Terms & Conditions
This page contains the terms & conditions.
Please read these terms & conditions carefully before ordering any products from us.
Terms & Conditions
By placing an order with GrellFAB you accept these terms & conditions which shall apply to all orders placed or to be placed with GrellFAB for the sale and supply of any products. These general sales terms, together with any additional terms agreed between the parties form the full and complete agreement between the parties regarding the sale of goods from GrellFAB to the buyer. Any additional terms shall be in writing to be valid between the parties.
Processing of the goods
The buyer undertakes not to change, amend, modify or in any other way process the goods, without GrellFAB’s written approval, before delivery to customers
The sale of goods by GrellFAB to the buyer is not intended to and does not transfer any intellectual property rights from GrellFAB to the buyer.
All intellectual property rights owned or controlled by GrellFAB, and associated with products produced by GrellFAB (including trade secrets and know-how), shall remain the sole property of GrellFAB and nothing in this agreement is intended to bestow on the buyer a right to alter, amend, or reproduce any products sold by GrellFAB (whether derived from such intellectual property rights or otherwise) or to grant the buyer a license or similar for any intellectual property rights.
Discharge (force majeure)
If the fulfilment of the agreement is hindered or aggravated by any circumstance such as war, government intervention, riots, rationing of supply of energy, disturbances on the labour-market, prohibitions, restrictions, loss of permit, natural disasters, accidents, unfavourable transport- or weather conditions or non-delivery from sub-contractors which a party has not reasonably been able to foresee at the time of the agreement coming into effect, and the consequences of which GrellFAB has not reasonably been able to avoid or overcome, the party shall to the corresponding extent be released from its obligations to deliver or receive the goods as agreed between the parties.
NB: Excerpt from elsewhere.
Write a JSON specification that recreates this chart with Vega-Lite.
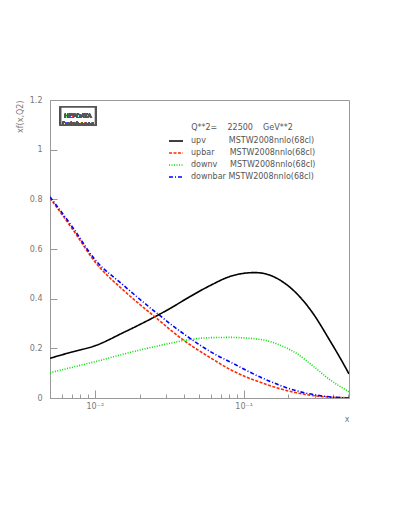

A party who wishes to invoke a ground for discharge shall without delay notify the other party in writing about the origin and the cessation of such ground.
If the fulfilment of the agreement is delayed more than six months because of any of the grounds for discharge mentioned above, each party, without limitation of what is otherwise applicable according to these General sales and delivery terms, is entitled to cancel the agreement, through written notice to the other party, concerning goods affected by the ground for discharge.
All products remain GrellFAB’s property until full payment is made. The price applicable is that set at the date on which you place your order. Shipping costs and payment fees are recognized before confirming the purchase.
Claims regarding defective goods shall be made in writing without any unreasonable delay and not later than 14 days after the buyer’s receipt of the delivery. In case of defects which the buyer should have noticed when receiving the goods (damaged packing or damaged goods) it is the buyer’s duty to immediately notify GrellFAB. A remark shall then be made on the bill of lading when the goods are receipted and received. If the buyer fails to do so, the buyer loses its right to the claims.
Transport damages must be reported by the buyer to the shipping company. Claims are directed against the transport company.
In case of hidden defects, notification shall be made in writing and as soon as the buyer becomes or should have become aware of the defect, but in no event later than three (3) months after delivery.
GrellFAB shall treat the claim regarding defective goods without delay and inform the buyer in writing how GrellFAB has judged the claim and which steps GrellFAB intends to take.
Return of defective goods must not be made until GrellFAB’s approval has been obtained. Defective goods shall be sent back to GrellFAB at the buyer’s risk and expense. In case of non-approved claims, the goods will be returned at the buyer’s expense.
Please note that local charges (sales tax, customs duty) may occur, depending on your region and local customs duties. These charges are at the buyer’s own expense.
GrellFAB reserves the right to amend any information, including but not limited to prices, technical specifications, terms of purchase and product offerings without prior notice.
Liability for defective goods
In case of defective goods, GrellFAB undertakes to, at its own option, either exchange the goods, remedy the defect or credit the purchase price of the goods (upon return). This is GrellFAB’s sole liability and the buyer’s sole remedy in case of defective goods.
If GrellFAB does not remedy the defect within reasonable time after GrellFAB has received the buyer’s claim (in accordance with the section “Claims” above), the buyer is entitled to cancel the agreement, as regards defective goods, by written notice to GrellFAB. The buyer shall not be entitled to any compensation in the event of cancellation of the agreement.
Other than what is stipulated above GrellFAB has no liability for defects or omitted remedy of defects. This limitation of GrellFAB’s responsibility does not apply if GrellFAB has been guilty of gross negligence.
Applicable law and disputes
Swedish law shall apply to the parties’ agreement without regard to its principles on conflicts of laws. Any dispute concerning the agreement and these terms and connected questions shall be settled by Swedish court with the Stockholm district court as first instance.